Rynek nieruchomości w kurortach rządzi się innymi prawami niż typowa mieszkaniówka w miastach. Lokale nad morzem czy w górach kupowane są zwykle przez klientów dość zamożnych i jak każde dobra luksusowe, także rynek tzw. second home w okresie spowolnienia ma się całkiem nieźle – mówi w "Rzeczpospolitej" Grzegorz Kosiura, dyrektor portalu inwestycje wKurortach.pl.

Reklama

Przekonuje przy tym, że nie ma w Polsce jednego kierunku, w którym rynek się rozwija - do kupienia są zarówno apartamenty nad morzem, na Mazurach, jak i np. w górach.
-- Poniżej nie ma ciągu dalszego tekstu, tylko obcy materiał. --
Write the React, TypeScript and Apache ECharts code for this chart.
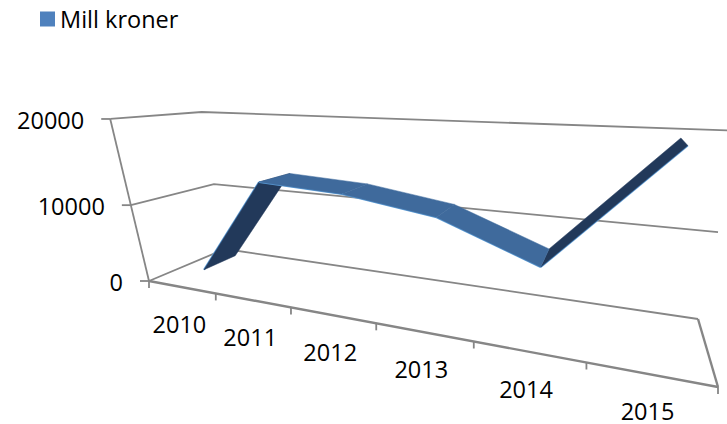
import React, { useEffect, useRef } from "react";
import * as echarts from "echarts";

const categories = ["2010", "2011", "2012", "2013", "2014", "2015"];
const seriesName = "Mill kroner";
const values = [890, 13300, 12800, 11300, 7350, 19500];
const valueTicks = [0, 10000, 20000];
const valueMax = 20000;

const W = 727;
const H = 424;
const FONT_SIZE = 23.5;
const FONT = `${FONT_SIZE}px "Open Sans", sans-serif`;
const GRAY = "#868686";

// Perspective camera: floor corners in pixels plus the vertical column of the projection.
const A = [149, 281];
const B = [718, 387];
const D = [698, 319];
const C = [225, 249];
const VP = -52;
const VQ = -176.3;
const VR = -0.12;
const NEAR = 0.29;
const FAR = 0.72;

const det = (a: number[], b: number[]) => a[0] * b[1] - a[1] * b[0];
const dx1 = [B[0] - D[0], B[1] - D[1]];
const dx2 = [C[0] - D[0], C[1] - D[1]];
const sum = [A[0] - B[0] + D[0] - C[0], A[1] - B[1] + D[1] - C[1]];
const dd = det(dx1, dx2);
const G = det(sum, dx2) / dd;
const K = det(dx1, sum) / dd;
const a1 = B[0] * (1 + G) - A[0];
const a2 = C[0] * (1 + K) - A[0];
const b1 = B[1] * (1 + G) - A[1];
const b2 = C[1] * (1 + K) - A[1];

function project(u: number, v: number, w: number): number[] {
  const den = 1 + G * u + K * w + VR * v;
  return [
    (A[0] + a1 * u + a2 * w + VP * v) / den,
    (A[1] + b1 * u + b2 * w + VQ * v) / den,
  ];
}

// Reads axis fractions from the library's own scales (the grid fills the whole canvas).
const fracV = (api: any, value: number) => 1 - api.coord([0, value])[1] / H;
const fracU = (api: any, index: number) => api.coord([index, 0])[0] / W;

const line = (pts: number[][], width: number, color = GRAY) => ({
  type: "polyline",
  shape: { points: pts },
  style: { stroke: color, lineWidth: width, fill: "none" },
  silent: true,
});

const rows = values.map((v, i) => [i, v]);

function segmentPoints(api: any, i: number) {
  const u0 = fracU(api, i);
  const u1 = fracU(api, i + 1);
  const v0 = fracV(api, values[i]);
  const v1 = fracV(api, values[i + 1]);
  return {
    rising: values[i + 1] > values[i],
    quad: [
      project(u0, v0, NEAR),
      project(u1, v1, NEAR),
      project(u1, v1, FAR),
      project(u0, v0, FAR),
    ],
  };
}

function renderFrame(_: any, api: any) {
  const level = api.value(1);
  const v = fracV(api, level);
  const fl = project(0, v, 0);
  const bl = project(0, v, 1);
  const br = project(1, v, 1);
  const children: any[] = [
    line([[fl[0] - 9, fl[1]], fl], 1.8),
    line([fl, bl, br], 1.8),
  ];
  children.push({
    type: "text",
    silent: true,
    style: {
      text: String(level),
      x: fl[0] - 26,
      y: fl[1] + 1,
      align: "right",
      verticalAlign: "middle",
      font: FONT,
      fill: "#000",
    },
  });
  return { type: "group", children };
}

function renderFloor(_: any, api: any) {
  const v1 = fracV(api, valueMax);
  const a = project(0, 0, 0);
  const b = project(1, 0, 0);
  const d = project(1, 0, 1);
  const top = project(0, v1, 0);
  const children: any[] = [line([a, b], 2.4), line([b, d], 2.4), line([a, top], 1.8)];
  for (let i = 0; i <= categories.length; i++) {
    const p = project(i / categories.length, 0, 0);
    children.push(line([p, [p[0], p[1] + 7]], 1.8));
  }
  return { type: "group", children };
}

function renderCategoryLabel(_: any, api: any) {
  const i = api.value(0);
  const p = project(fracU(api, i), 0, 0);
  return {
    type: "text",
    silent: true,
    style: {
      text: categories[i],
      x: p[0] - 2,
      y: p[1] + 37,
      align: "center",
      verticalAlign: "middle",
      lineHeight: 22,
      font: FONT,
      fill: "#000",
    },
  };
}

const renderFace = (wantRising: boolean) => (_: any, api: any) => {
  const i = api.value(0);
  if (i >= values.length - 1) return null;
  const { rising, quad } = segmentPoints(api, i);
  if (rising !== wantRising) return null;
  return {
    type: "group",
    children: [
      line([quad[0], quad[1]], 2, "#5B9BD5"),
      {
        type: "polygon",
        silent: true,
        shape: { points: quad },
        style: {
          fill: rising ? "#22395A" : "#3F6A9C",
          stroke: rising ? "#22395A" : "#3F6A9C",
          lineWidth: 0.5,
        },
      },
    ],
  };
};

const hidden = { show: false };
const custom = (renderItem: any, data: any[], name?: string) => ({
  type: "custom",
  name,
  coordinateSystem: "cartesian2d",
  clip: false,
  silent: true,
  renderItem,
  data,
});

export default function App() {
  const ref = useRef<HTMLDivElement>(null);
  useEffect(() => {
    const chart = echarts.init(ref.current!, undefined, { renderer: "svg" });
    chart.setOption({
      animation: false,
      color: ["#4F81BD"],
      legend: {
        data: [seriesName],
        left: 40,
        top: 7,
        padding: 0,
        itemWidth: 15,
        itemHeight: 15,
        icon: "rect",
        itemGap: 7,
        textStyle: { fontFamily: "Open Sans", fontSize: FONT_SIZE, color: "#000" },
      },
      grid: { left: 0, right: 0, top: 0, bottom: 0 },
      xAxis: { type: "category", data: categories, ...hidden },
      yAxis: { type: "value", min: 0, max: valueMax, ...hidden },
      series: [
        custom(renderFrame, valueTicks.map((t) => [0, t])),
        custom(renderFloor, [[0, 0]]),
        custom(renderCategoryLabel, rows),
        custom(renderFace(true), rows),
        custom(renderFace(false), rows, seriesName),
      ],
    });
    return () => chart.dispose();
  }, []);
  return <div ref={ref} style={{ position: "absolute", left: 0, top: 0, width: W, height: H }} />;
}
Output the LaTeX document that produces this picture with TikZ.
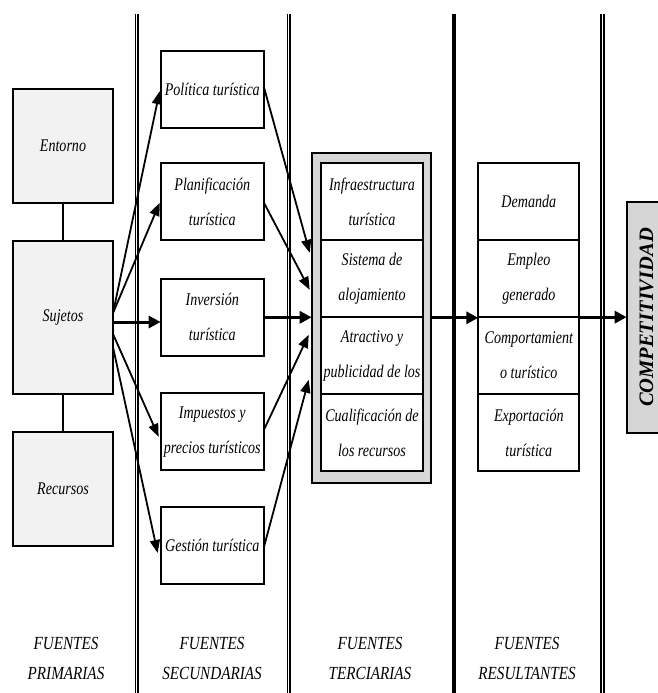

A jakie są ceny inwestycji określanych najczęściej w branży terminem "wypoczywaj i zarabiaj"?

W Szklarskiej Porębie wahają się od 5,9 tys. zł za mkw. lokalu w stanie deweloperskim, a np. w Karpaczu – 6,5 tys. zł za mkw. z wykończeniem pod klucz.

Mniej osób kupuje je by samemu wypoczywać, a coraz częściej by zarabiać na najmie – podkreśla także Grzegorz Kosiura.

Okazuje się, że inwestycje typu „wypoczywaj i zarabiaj” są lepszą lokatą kapitału niż np. tradycyjne lokaty. Jak podają przedstawiciele branży ich rentowność sięga 6-8 proc. w skali roku.